** Begin Records supplied **

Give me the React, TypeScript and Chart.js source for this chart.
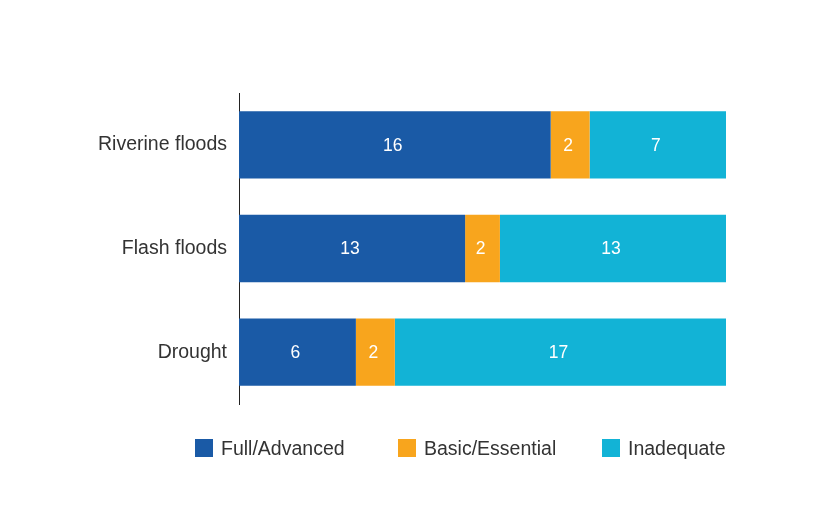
import React, { useEffect, useRef } from "react";
import { Chart, registerables } from "chart.js";

Chart.register(...registerables);

const categories = ["Riverine floods", "Flash floods", "Drought"];
const seriesNames = ["Full/Advanced", "Basic/Essential", "Inadequate"];
const fullAdvanced = [16, 13, 6];
const basicEssential = [2, 2, 2];
const inadequate = [7, 13, 17];
const seriesColors = ["#1A5AA6", "#F8A51D", "#12B3D6"];

const FONT = "'Liberation Sans', Arial, sans-serif";

const seriesCounts = [fullAdvanced, basicEssential, inadequate];
const totals = categories.map((_, i) => seriesCounts.reduce((s, arr) => s + arr[i], 0));

const countLabels = {
  id: "countLabels",
  afterDatasetsDraw(chart: any) {
    const ctx = chart.ctx;
    ctx.save();
    ctx.fillStyle = "#ffffff";
    ctx.font = `17.5px ${FONT}`;
    ctx.textAlign = "center";
    ctx.textBaseline = "middle";
    chart.data.datasets.forEach((ds: any, di: number) => {
      const meta = chart.getDatasetMeta(di);
      meta.data.forEach((bar: any, i: number) => {
        const p = bar.getProps(["x", "y", "base"], true);
        ctx.fillText(String(ds.counts[i]), (p.x + p.base) / 2 - 2, p.y + 1);
      });
    });
    ctx.restore();
  },
};

const frame = {
  id: "frame",
  afterDraw(chart: any) {
    const ctx = chart.ctx;
    ctx.save();
    ctx.fillStyle = "#c4c4c4";
    ctx.fillRect(6, 6, 2, chart.height - 6);
    ctx.fillRect(6, 6, chart.width - 6, 2);
    ctx.restore();
  },
};

export default function App() {
  const ref = useRef<HTMLCanvasElement | null>(null);

  useEffect(() => {
    if (!ref.current) return;
    const chart = new Chart(ref.current, {
      type: "bar",
      data: {
        labels: categories,
        datasets: seriesNames.map((name, si) => ({
          label: name,
          data: seriesCounts[si].map((v, i) => (v / totals[i]) * 100),
          counts: seriesCounts[si],
          backgroundColor: seriesColors[si],
          borderWidth: 0,
          categoryPercentage: 1,
          barPercentage: 0.65,
        })) as any,
      },
      options: {
        indexAxis: "y",
        animation: false,
        responsive: false,
        maintainAspectRatio: false,
        layout: { padding: { left: 0, right: 88, top: 93, bottom: 115 } },
        plugins: {
          legend: { display: false },
          tooltip: { enabled: false },
        },
        scales: {
          x: {
            stacked: true,
            display: false,
            min: 0,
            max: 100,
          },
          y: {
            stacked: true,
            grid: { display: false, drawTicks: false },
            border: { display: true, color: "#222", width: 1 },
            ticks: {
              color: "#333",
              padding: 12,
              font: { family: FONT, size: 19.5 },
            },
            afterFit(scale: any) {
              scale.width = 239;
            },
          },
        },
      },
      plugins: [frame, countLabels],
    });
    return () => chart.destroy();
  }, []);

  const legendLefts = [187, 390, 594];

  return (
    <div style={{ position: "relative", width: 806, height: 511 }}>
      <canvas
        ref={ref}
        width={814}
        height={519}
        style={{ position: "absolute", left: -8, top: -8, width: 814, height: 519 }}
      />
      {seriesNames.map((name, i) => (
        <div
          key={name}
          style={{
            position: "absolute",
            left: legendLefts[i],
            top: 431,
            height: 18,
            display: "flex",
            alignItems: "center",
            fontFamily: FONT,
            fontSize: 19.5,
            color: "#333",
            whiteSpace: "nowrap",
          }}
        >
          <span
            style={{
              display: "inline-block",
              width: 18,
              height: 18,
              background: seriesColors[i],
              marginRight: 8,
            }}
          />
          <span style={{ lineHeight: "18px" }}>{name}</span>
        </div>
      ))}
    </div>
  );
}
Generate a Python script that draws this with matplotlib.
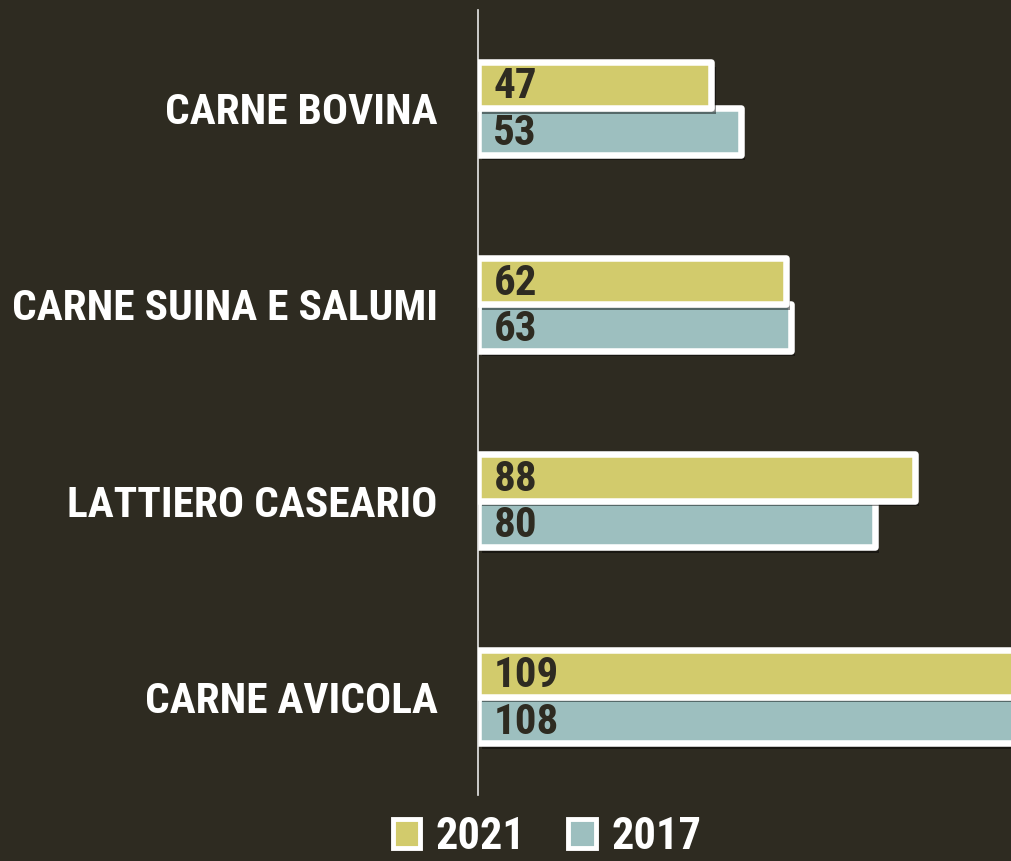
import matplotlib
matplotlib.use("Agg")
import matplotlib.pyplot as plt
import matplotlib.patheffects as pe
import numpy as np

categories = ["CARNE BOVINA", "CARNE SUINA E SALUMI", "LATTIERO CASEARIO", "CARNE AVICOLA"]
values_2021 = [47, 62, 88, 109]
values_2017 = [53, 63, 80, 108]
series_names = ["2021", "2017"]

bg = "#2e2b21"
yellow = "#d2cb6c"
teal = "#9dbfbf"

plt.rcParams["font.family"] = ["Roboto Condensed", "Archivo Narrow", "DejaVu Sans"]
plt.rcParams["font.weight"] = "bold"

fig = plt.figure(figsize=(10.12, 8.61), dpi=100, facecolor=bg)
ax = fig.add_axes([478 / 1012, 1 - 795 / 861, 1 - 478 / 1012, (795 - 10) / 861])
ax.set_facecolor(bg)

y = np.arange(len(categories))
h = 0.237
shadow = [pe.SimplePatchShadow(offset=(3, -4), shadow_rgbFace="black", alpha=0.45), pe.Normal()]

# draw 2017 first so the 2021 bar sits on top of its shadow
b2 = ax.barh(y + h / 2, values_2017, height=h, color=teal, edgecolor="white", linewidth=4.7,
             path_effects=shadow, zorder=2)
b1 = ax.barh(y - h / 2, values_2021, height=h, color=yellow, edgecolor="white", linewidth=4.7,
             path_effects=shadow, zorder=3)
for bar in list(b1) + list(b2):
    bar.set_joinstyle("round")

for bars, vals in ((b1, values_2021), (b2, values_2017)):
    for bar, v in zip(bars, vals):
        ax.text(3.1, bar.get_y() + bar.get_height() / 2 + 0.01, str(v), ha="left", va="center",
                fontsize=31, fontweight="bold", color=bg, zorder=5)

ax.set_xlim(0, 107.55)
ax.set_ylim(len(categories) - 0.5, -0.5)
ax.set_yticks(y)
ax.set_yticklabels(categories, fontsize=31.2, fontweight="bold", color="white")
ax.tick_params(axis="y", length=0, pad=29)
ax.set_xticks([])
for s in ["top", "right", "bottom"]:
    ax.spines[s].set_visible(False)
ax.spines["left"].set_color("#e8e8e8")
ax.spines["left"].set_linewidth(1.2)

# legend
handles = [plt.Rectangle((0, 0), 1, 1, facecolor=yellow, edgecolor="white", linewidth=3.5),
           plt.Rectangle((0, 0), 1, 1, facecolor=teal, edgecolor="white", linewidth=3.5)]
leg = fig.legend(handles, series_names, loc="center", bbox_to_anchor=(547 / 1012, 1 - 837 / 861), ncol=2,
                 frameon=False, fontsize=32, handlelength=0.62, handleheight=0.62,
                 handletextpad=0.35, columnspacing=0.95, borderpad=0, borderaxespad=0)
for t in leg.get_texts():
    t.set_color("white")
    t.set_fontweight("bold")

fig.savefig("out.png", dpi=100, facecolor=bg)
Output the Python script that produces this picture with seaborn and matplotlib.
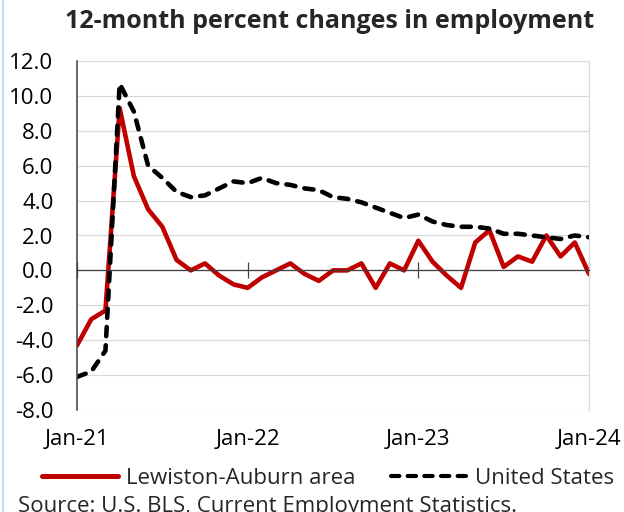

** End Records supplied **

_What the exercise asks:_ Repeat the entries exactly. Pictures are excluded from the copy.

_Task response:_
Give me the React, TypeScript and Chart.js source for this chart.
import React, { useEffect, useRef } from "react";
import { Chart, registerables } from "chart.js";

Chart.register(...registerables);

const categories = ["Riverine floods", "Flash floods", "Drought"];
const seriesNames = ["Full/Advanced", "Basic/Essential", "Inadequate"];
const fullAdvanced = [16, 13, 6];
const basicEssential = [2, 2, 2];
const inadequate = [7, 13, 17];
const seriesColors = ["#1A5AA6", "#F8A51D", "#12B3D6"];

const FONT = "'Liberation Sans', Arial, sans-serif";

const seriesCounts = [fullAdvanced, basicEssential, inadequate];
const totals = categories.map((_, i) => seriesCounts.reduce((s, arr) => s + arr[i], 0));

const countLabels = {
  id: "countLabels",
  afterDatasetsDraw(chart: any) {
    const ctx = chart.ctx;
    ctx.save();
    ctx.fillStyle = "#ffffff";
    ctx.font = `17.5px ${FONT}`;
    ctx.textAlign = "center";
    ctx.textBaseline = "middle";
    chart.data.datasets.forEach((ds: any, di: number) => {
      const meta = chart.getDatasetMeta(di);
      meta.data.forEach((bar: any, i: number) => {
        const p = bar.getProps(["x", "y", "base"], true);
        ctx.fillText(String(ds.counts[i]), (p.x + p.base) / 2 - 2, p.y + 1);
      });
    });
    ctx.restore();
  },
};

const frame = {
  id: "frame",
  afterDraw(chart: any) {
    const ctx = chart.ctx;
    ctx.save();
    ctx.fillStyle = "#c4c4c4";
    ctx.fillRect(6, 6, 2, chart.height - 6);
    ctx.fillRect(6, 6, chart.width - 6, 2);
    ctx.restore();
  },
};

export default function App() {
  const ref = useRef<HTMLCanvasElement | null>(null);

  useEffect(() => {
    if (!ref.current) return;
    const chart = new Chart(ref.current, {
      type: "bar",
      data: {
        labels: categories,
        datasets: seriesNames.map((name, si) => ({
          label: name,
          data: seriesCounts[si].map((v, i) => (v / totals[i]) * 100),
          counts: seriesCounts[si],
          backgroundColor: seriesColors[si],
          borderWidth: 0,
          categoryPercentage: 1,
          barPercentage: 0.65,
        })) as any,
      },
      options: {
        indexAxis: "y",
        animation: false,
        responsive: false,
        maintainAspectRatio: false,
        layout: { padding: { left: 0, right: 88, top: 93, bottom: 115 } },
        plugins: {
          legend: { display: false },
          tooltip: { enabled: false },
        },
        scales: {
          x: {
            stacked: true,
            display: false,
            min: 0,
            max: 100,
          },
          y: {
            stacked: true,
            grid: { display: false, drawTicks: false },
            border: { display: true, color: "#222", width: 1 },
            ticks: {
              color: "#333",
              padding: 12,
              font: { family: FONT, size: 19.5 },
            },
            afterFit(scale: any) {
              scale.width = 239;
            },
          },
        },
      },
      plugins: [frame, countLabels],
    });
    return () => chart.destroy();
  }, []);

  const legendLefts = [187, 390, 594];

  return (
    <div style={{ position: "relative", width: 806, height: 511 }}>
      <canvas
        ref={ref}
        width={814}
        height={519}
        style={{ position: "absolute", left: -8, top: -8, width: 814, height: 519 }}
      />
      {seriesNames.map((name, i) => (
        <div
          key={name}
          style={{
            position: "absolute",
            left: legendLefts[i],
            top: 431,
            height: 18,
            display: "flex",
            alignItems: "center",
            fontFamily: FONT,
            fontSize: 19.5,
            color: "#333",
            whiteSpace: "nowrap",
          }}
        >
          <span
            style={{
              display: "inline-block",
              width: 18,
              height: 18,
              background: seriesColors[i],
              marginRight: 8,
            }}
          />
          <span style={{ lineHeight: "18px" }}>{name}</span>
        </div>
      ))}
    </div>
  );
}
Generate a Python script that draws this with matplotlib.
import matplotlib
matplotlib.use("Agg")
import matplotlib.pyplot as plt
import matplotlib.patheffects as pe
import numpy as np

categories = ["CARNE BOVINA", "CARNE SUINA E SALUMI", "LATTIERO CASEARIO", "CARNE AVICOLA"]
values_2021 = [47, 62, 88, 109]
values_2017 = [53, 63, 80, 108]
series_names = ["2021", "2017"]

bg = "#2e2b21"
yellow = "#d2cb6c"
teal = "#9dbfbf"

plt.rcParams["font.family"] = ["Roboto Condensed", "Archivo Narrow", "DejaVu Sans"]
plt.rcParams["font.weight"] = "bold"

fig = plt.figure(figsize=(10.12, 8.61), dpi=100, facecolor=bg)
ax = fig.add_axes([478 / 1012, 1 - 795 / 861, 1 - 478 / 1012, (795 - 10) / 861])
ax.set_facecolor(bg)

y = np.arange(len(categories))
h = 0.237
shadow = [pe.SimplePatchShadow(offset=(3, -4), shadow_rgbFace="black", alpha=0.45), pe.Normal()]

# draw 2017 first so the 2021 bar sits on top of its shadow
b2 = ax.barh(y + h / 2, values_2017, height=h, color=teal, edgecolor="white", linewidth=4.7,
             path_effects=shadow, zorder=2)
b1 = ax.barh(y - h / 2, values_2021, height=h, color=yellow, edgecolor="white", linewidth=4.7,
             path_effects=shadow, zorder=3)
for bar in list(b1) + list(b2):
    bar.set_joinstyle("round")

for bars, vals in ((b1, values_2021), (b2, values_2017)):
    for bar, v in zip(bars, vals):
        ax.text(3.1, bar.get_y() + bar.get_height() / 2 + 0.01, str(v), ha="left", va="center",
                fontsize=31, fontweight="bold", color=bg, zorder=5)

ax.set_xlim(0, 107.55)
ax.set_ylim(len(categories) - 0.5, -0.5)
ax.set_yticks(y)
ax.set_yticklabels(categories, fontsize=31.2, fontweight="bold", color="white")
ax.tick_params(axis="y", length=0, pad=29)
ax.set_xticks([])
for s in ["top", "right", "bottom"]:
    ax.spines[s].set_visible(False)
ax.spines["left"].set_color("#e8e8e8")
ax.spines["left"].set_linewidth(1.2)

# legend
handles = [plt.Rectangle((0, 0), 1, 1, facecolor=yellow, edgecolor="white", linewidth=3.5),
           plt.Rectangle((0, 0), 1, 1, facecolor=teal, edgecolor="white", linewidth=3.5)]
leg = fig.legend(handles, series_names, loc="center", bbox_to_anchor=(547 / 1012, 1 - 837 / 861), ncol=2,
                 frameon=False, fontsize=32, handlelength=0.62, handleheight=0.62,
                 handletextpad=0.35, columnspacing=0.95, borderpad=0, borderaxespad=0)
for t in leg.get_texts():
    t.set_color("white")
    t.set_fontweight("bold")

fig.savefig("out.png", dpi=100, facecolor=bg)
Output the Python script that produces this picture with seaborn and matplotlib.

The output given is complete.